A distinct LHCI arrangement is recruited to photosystem I in Fe-starved green algae

• Published in: Proceedings of the National Academy of Sciences - PNAS Vol. 122; no. 25; p. e2500621122
• Main Authors: Liu, Helen W., Khera, Radhika, Grob, Patricia, Gallaher, Sean D., Purvine, Samuel O., Nicora, Carrie D., Lipton, Mary S., Niyogi, Krishna K., Nogales, Eva, Iwai, Masakazu, Merchant, Sabeeha S.
• Format: Journal Article
• Language: English
• Published: United States National Academy of Sciences 24.06.2025
• Subjects: Algae; Antennas; Aquatic plants; Biological Sciences; Chlorophyta; Chlorophyta - metabolism; Coding; Cryoelectron Microscopy; Cyanobacteria; Dunaliella salina; Dunaliella tertiolecta; Ferredoxin; Flavodoxin; Iron; Iron - metabolism; Light-Harvesting Protein Complexes - chemistry; Light-Harvesting Protein Complexes - metabolism; Oxidation; Photosynthesis; Photosystem I; Photosystem I Protein Complex - metabolism; Plant Biology; Proteins; phytoplankton; structural biology; iron starvation–induced protein A (isiA); iron homeostasis; TIDI
• ISSN: 0027-8424; 1091-6490; 1091-6490
• DOI: 10.1073/pnas.2500621122

SignificancePhotosynthetic proteins require a significant amount of iron (Fe)-containing cofactors to function.

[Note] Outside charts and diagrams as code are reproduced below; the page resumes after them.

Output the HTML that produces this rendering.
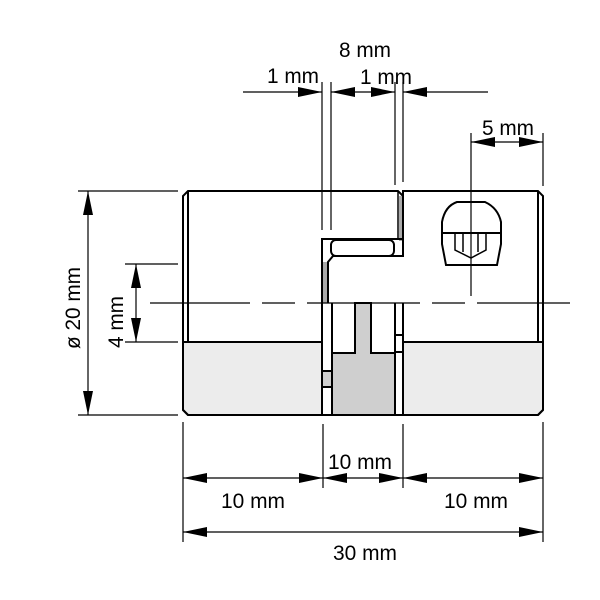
<!DOCTYPE html>
<html><head><meta charset="utf-8"><style>html,body{margin:0;padding:0;background:#fff}svg{display:block}text{font-family:"Liberation Sans",sans-serif;font-size:21px;fill:#000}</style></head><body>
<svg width="600" height="600" viewBox="0 0 600 600" xmlns="http://www.w3.org/2000/svg">
<defs>
<marker id="a" viewBox="0 0 24 10" refX="24" refY="5" markerWidth="24" markerHeight="10" markerUnits="userSpaceOnUse" orient="auto-start-reverse"><path d="M0,0 L24,5 L0,10 Z" fill="#000"/></marker>
</defs>
<g stroke="#000" stroke-width="2" fill="none">
<path d="M183,342 L322,342 L322,415 L188,415 L183,410 Z" fill="#ececec"/>
<path d="M403,342 L543,342 L543,410 L538,415 L403,415 Z" fill="#ececec"/>
<path d="M332,415 L332,353 L355,353 L355,303 L371,303 L371,353 L395,353 L395,415 Z" fill="#cfcfcf"/>
<rect x="322" y="371" width="10" height="16" fill="#cfcfcf"/>
<path d="M188,191 L398,191 L403,196 L403,191 L538,191 L543,196 L543,410 L538,415 L188,415 L183,410 L183,196 Z"/>
<line x1="188" y1="191" x2="188" y2="342"/>
<line x1="538" y1="191" x2="538" y2="342"/>
<line x1="183" y1="342" x2="322" y2="342"/>
<line x1="403" y1="342" x2="543" y2="342"/>
<rect x="399" y="196" width="3" height="45" fill="#aaa" stroke="none"/>
<rect x="323" y="262" width="4" height="41" fill="#aaa" stroke="none"/>
<path d="M403,191 L403,256 L333,256 L328,262 L328,303"/>
<line x1="398" y1="191" x2="398" y2="239" stroke-width="1.5"/>
<path d="M322,303 L322,239 L403,239"/>
<rect x="331" y="240" width="63" height="16" rx="5" fill="#fff"/>
<line x1="322" y1="303" x2="322" y2="415"/>
<line x1="332" y1="303" x2="332" y2="415"/>
<line x1="395" y1="303" x2="395" y2="415"/>
<line x1="403" y1="303" x2="403" y2="415"/>
<line x1="395" y1="335" x2="403" y2="335"/>
<line x1="395" y1="352" x2="403" y2="352"/>
<path d="M442,233 L442,222 Q445,206 457,202 L485,202 Q498,208 501,222 L501,244 L497,265 L446,265 L442,244 Z"/>
<line x1="442" y1="233" x2="501" y2="233"/>
<path d="M455,233 L455,250 L471,258 L486,250 L486,233" stroke-width="1.5"/>
<line x1="463" y1="233" x2="463" y2="252" stroke-width="1.5"/>
<line x1="478" y1="233" x2="478" y2="252" stroke-width="1.5"/>
</g>
<g stroke="#000" stroke-width="1.2" fill="none">
<path d="M150,303 L250,303 M262,303 L295,303 M307,303 L420,303 M432,303 L465,303 M477,303 L570,303"/>
<line x1="471" y1="133" x2="471" y2="296"/>
<line x1="243" y1="92" x2="322" y2="92" marker-end="url(#a)"/>
<line x1="331" y1="92" x2="395" y2="92" marker-start="url(#a)" marker-end="url(#a)"/>
<line x1="403" y1="92" x2="488" y2="92" marker-start="url(#a)"/>
<line x1="322" y1="82" x2="322" y2="230"/>
<line x1="331" y1="82" x2="331" y2="230"/>
<line x1="395" y1="82" x2="395" y2="185"/>
<line x1="403" y1="82" x2="403" y2="182"/>
<line x1="471" y1="142" x2="543" y2="142" marker-start="url(#a)" marker-end="url(#a)"/>
<line x1="543" y1="133" x2="543" y2="186"/>
<line x1="78" y1="191" x2="178" y2="191"/>
<line x1="78" y1="415" x2="178" y2="415"/>
<line x1="88" y1="191" x2="88" y2="415" marker-start="url(#a)" marker-end="url(#a)"/>
<line x1="125" y1="264" x2="178" y2="264"/>
<line x1="125" y1="342" x2="178" y2="342"/>
<line x1="136" y1="264" x2="136" y2="342" marker-start="url(#a)" marker-end="url(#a)"/>
<line x1="183" y1="422" x2="183" y2="542"/>
<line x1="543" y1="422" x2="543" y2="542"/>
<line x1="323" y1="424" x2="323" y2="488"/>
<line x1="403" y1="424" x2="403" y2="488"/>
<line x1="183" y1="478" x2="323" y2="478" marker-start="url(#a)" marker-end="url(#a)"/>
<line x1="323" y1="478" x2="403" y2="478" marker-start="url(#a)" marker-end="url(#a)"/>
<line x1="403" y1="478" x2="543" y2="478" marker-start="url(#a)" marker-end="url(#a)"/>
<line x1="183" y1="532" x2="543" y2="532" marker-start="url(#a)" marker-end="url(#a)"/>
</g>
<g>
<text x="365" y="57" text-anchor="middle" textLength="52" lengthAdjust="spacingAndGlyphs">8 mm</text>
<text x="293" y="83" text-anchor="middle" textLength="52" lengthAdjust="spacingAndGlyphs">1 mm</text>
<text x="386" y="84" text-anchor="middle" textLength="52" lengthAdjust="spacingAndGlyphs">1 mm</text>
<text x="508" y="135" text-anchor="middle" textLength="52" lengthAdjust="spacingAndGlyphs">5 mm</text>
<text x="360" y="469" text-anchor="middle" textLength="64" lengthAdjust="spacingAndGlyphs">10 mm</text>
<text x="253" y="508" text-anchor="middle" textLength="64" lengthAdjust="spacingAndGlyphs">10 mm</text>
<text x="476" y="508" text-anchor="middle" textLength="64" lengthAdjust="spacingAndGlyphs">10 mm</text>
<text x="365" y="560" text-anchor="middle" textLength="64" lengthAdjust="spacingAndGlyphs">30 mm</text>
<text transform="translate(80,308) rotate(-90)" text-anchor="middle" textLength="82" lengthAdjust="spacingAndGlyphs">ø 20 mm</text>
<text transform="translate(123,322) rotate(-90)" text-anchor="middle" textLength="52" lengthAdjust="spacingAndGlyphs">4 mm</text>
</g>
</svg>
</body></html>
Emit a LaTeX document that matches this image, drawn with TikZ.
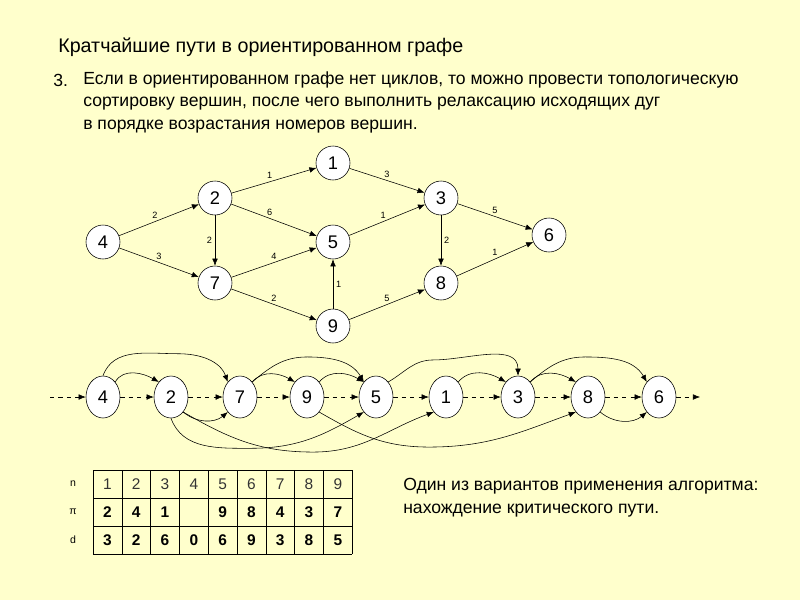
\documentclass[tikz,border=0pt]{standalone}
\usepackage{fontspec}
\setmainfont{Liberation Sans}
\usetikzlibrary{positioning}
\usetikzlibrary{arrows.meta}
\usetikzlibrary{shapes.geometric}
\definecolor{paper}{rgb}{1.0,1.0,0.8}
\newlength{\pxu}
\setlength{\pxu}{0.025cm}

\tikzset{
  vtx/.style={draw,circle,fill=white,minimum size=34\pxu,inner sep=0pt,font=\fontsize{13}{13}\selectfont},
  ovx/.style={draw,ellipse,fill=white,minimum width=34\pxu,minimum height=42\pxu,inner sep=0pt,font=\fontsize{13}{13}\selectfont},
  edge/.style={-{Latex[length=5pt,width=4pt]}},
  elab/.style={font=\fontsize{6.5}{7}\selectfont,inner sep=2pt},
  flow/.style={dashed,-{Latex[length=5pt,width=4pt]}},
}

\begin{document}
\begin{tikzpicture}[x=0.025cm,y=-0.025cm]

  \fill[paper] (0,0) rectangle (800,600);
  \useasboundingbox (0,0) rectangle (800,600);

  % heading
  \node[anchor=west,inner sep=0pt,font=\fontsize{14}{16}\selectfont] (title) at (58,47)
    {Кратчайшие пути в ориентированном графе};
  \node[anchor=west,inner sep=0pt,font=\fontsize{12.5}{14}\selectfont] (num) at (53,80) {3.};
  \node[anchor=north west,align=left,inner sep=0pt,font=\fontsize{12.5}{16}\selectfont] (item) at (83,71)
    {Если в ориентированном графе нет циклов, то можно провести топологическую\\
     сортировку вершин, после чего выполнить релаксацию исходящих дуг\\
     в порядке возрастания номеров вершин.};

  % graph
  \foreach \n/\x/\y in {1/333/163,2/215/198,3/441/198,4/103/242,5/333/242,
                        6/549/235,7/215/283,8/441/283,9/333/326}
    \node[vtx] (t\n) at (\x,\y) {\n};

  \draw[edge] (t4) -- node[elab,above,pos=0.45] {2} (t2);
  \draw[edge] (t4) -- node[elab,above,pos=0.5] {3} (t7);
  \draw[edge] (t2) -- node[elab,above,pos=0.45] {1} (t1);
  \draw[edge] (t2) -- node[elab,above,pos=0.45] {6} (t5);
  \draw[edge] (t2) -- node[elab,left] {2} (t7);
  \draw[edge] (t7) -- node[elab,above,pos=0.5] {4} (t5);
  \draw[edge] (t7) -- node[elab,above,pos=0.5] {2} (t9);
  \draw[edge] (t9) -- node[elab,right] {1} (t5);
  \draw[edge] (t1) -- node[elab,above,pos=0.5] {3} (t3);
  \draw[edge] (t5) -- node[elab,above,pos=0.45] {1} (t3);
  \draw[edge] (t3) -- node[elab,right] {2} (t8);
  \draw[edge] (t3) -- node[elab,above,pos=0.5] {5} (t6);
  \draw[edge] (t9) -- node[elab,above,pos=0.5] {5} (t8);
  \draw[edge] (t8) -- node[elab,above,pos=0.5] {1} (t6);

  % sorted order
  \coordinate (in) at (50,397);
  \coordinate (out) at (700,397);
  \foreach \n/\x in {4/103,2/171,7/240,9/307,5/376,1/446,3/518,8/588,6/659}
    \node[ovx] (b\n) at (\x,397) {\n};
  \draw[flow] (in) -- (b4);
  \foreach \a/\b in {4/2,2/7,7/9,9/5,5/1,1/3,3/8,8/6}
    \draw[flow] (b\a) -- (b\b);
  \draw[flow] (b6) -- (out);

  % arcs above
  \draw[edge] (b4.north east) to[out=60,in=150] (b2.north west);
  \draw[edge] (b4.north) to[out=70,in=180] ++(75,-22) to[out=0,in=110] (b7.north west);
  \draw[edge] (b7.north east) to[out=50,in=150] (b9.north west);
  \draw[edge] (b7.north east) to[out=40,in=180] ++(55,-25) to[out=0,in=120] (b5.north west);
  \draw[edge] (b9.north east) to[out=50,in=150] (b5.north west);
  \draw[edge] (b5.north east) to[out=30,in=180] ++(45,-22) to[out=0,in=90] (b3.north);
  \draw[edge] (b1.north east) to[out=50,in=150] (b3.north west);
  \draw[edge] (b3.north east) to[out=50,in=150] (b8.north west);
  \draw[edge] (b3.north east) to[out=40,in=180] ++(55,-25) to[out=0,in=120] (b6.north west);

  % arcs below
  \draw[edge] (b2.south east) to[out=-40,in=-140] (b7.south west);
  \draw[edge] (b2.south) to[out=-70,in=180] ++(80,30) to[out=0,in=-150] (b5.south west);
  \draw[edge] (b2.south east) to[out=-30,in=180] ++(130,40) to[out=0,in=-160] (b1.south west);
  \draw[edge] (b9.south east) to[out=-30,in=180] ++(110,35) to[out=0,in=-160] (b8.south west);
  \draw[edge] (b8.south east) to[out=-40,in=-140] (b6.south west);

  % table
  \foreach \r in {0,1,2,3}
    \draw (93,470+28*\r) -- (352,470+28*\r);
  \foreach \c in {0,...,9}
    \draw (93+28.8*\c,470) -- (93+28.8*\c,554);
  \node[font=\fontsize{7.5}{8}\selectfont] (rn) at (73,484) {n};
  \node[font=\fontsize{7.5}{8}\selectfont] (rp) at (73,512) {π};
  \node[font=\fontsize{7.5}{8}\selectfont] (rd) at (73,540) {d};
  \foreach \v [count=\i] in {1,...,9}
    \node[font=\fontsize{11}{12}\selectfont,gray!40!black] (n\i) at (78.6+28.8*\i,484) {\v};
  \foreach \v [count=\i] in {2,4,1,{},9,8,4,3,7}
    \node[font=\bfseries\fontsize{11}{12}\selectfont] (p\i) at (78.6+28.8*\i,512) {\v};
  \foreach \v [count=\i] in {3,2,6,0,6,9,3,8,5}
    \node[font=\bfseries\fontsize{11}{12}\selectfont] (d\i) at (78.6+28.8*\i,540) {\v};

  \node[anchor=north west,align=left,inner sep=0pt,font=\fontsize{12.5}{16}\selectfont] (note) at (403,478)
    {Один из вариантов применения алгоритма:\\нахождение критического пути.};

\end{tikzpicture}
\end{document}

Multisubunit Photosystem I (PSI) encompasses half of this Fe in its three Fe4S4 centers and is a target for degradation in insufficient Fe conditions, which reduces the capacity for CO2 fixation. TIDI1 (thylakoid iron deficiency induced) is an iron starvation induced chlorophyll-binding protein found in multiple green algae including Dunaliella spp. isolated from coastal Arctic waters and hypersaline ponds. These algae are especially resilient to low Fe conditions. Using single particle cryo-EM, we show PSI from Fe-starved Dunaliella spp. has a second light-harvesting chlorophyll protein tetramer containing TIDI1, showcasing a eukaryotic strategy to maintain PSI efficiency in low iron. Iron (Fe) availability limits photosynthesis at a global scale where Fe-rich photosystem (PS) I abundance is drastically reduced in Fe-poor environments. We used single-particle cryoelectron microscopy to reveal a unique Fe starvation-dependent arrangement of light-harvesting chlorophyll (LHC) proteins where Fe starvation–induced TIDI1 is found in an additional tetramer of LHC proteins associated with PSI in Dunaliella tertiolecta and Dunaliella salina. These cosmopolitan green algae are resilient to poor Fe nutrition. TIDI1 is a distinct LHC protein that co-occurs in diverse algae with flavodoxin (an Fe-independent replacement for the Fe-containing ferredoxin). The antenna expansion in eukaryotic algae we describe here is reminiscent of the iron-starvation induced (isiA-encoding) antenna ring in cyanobacteria, which typically co-occurs with isiB, encoding flavodoxin. Our work showcases the convergent strategies that evolved after the Great Oxidation Event to maintain PSI capacity.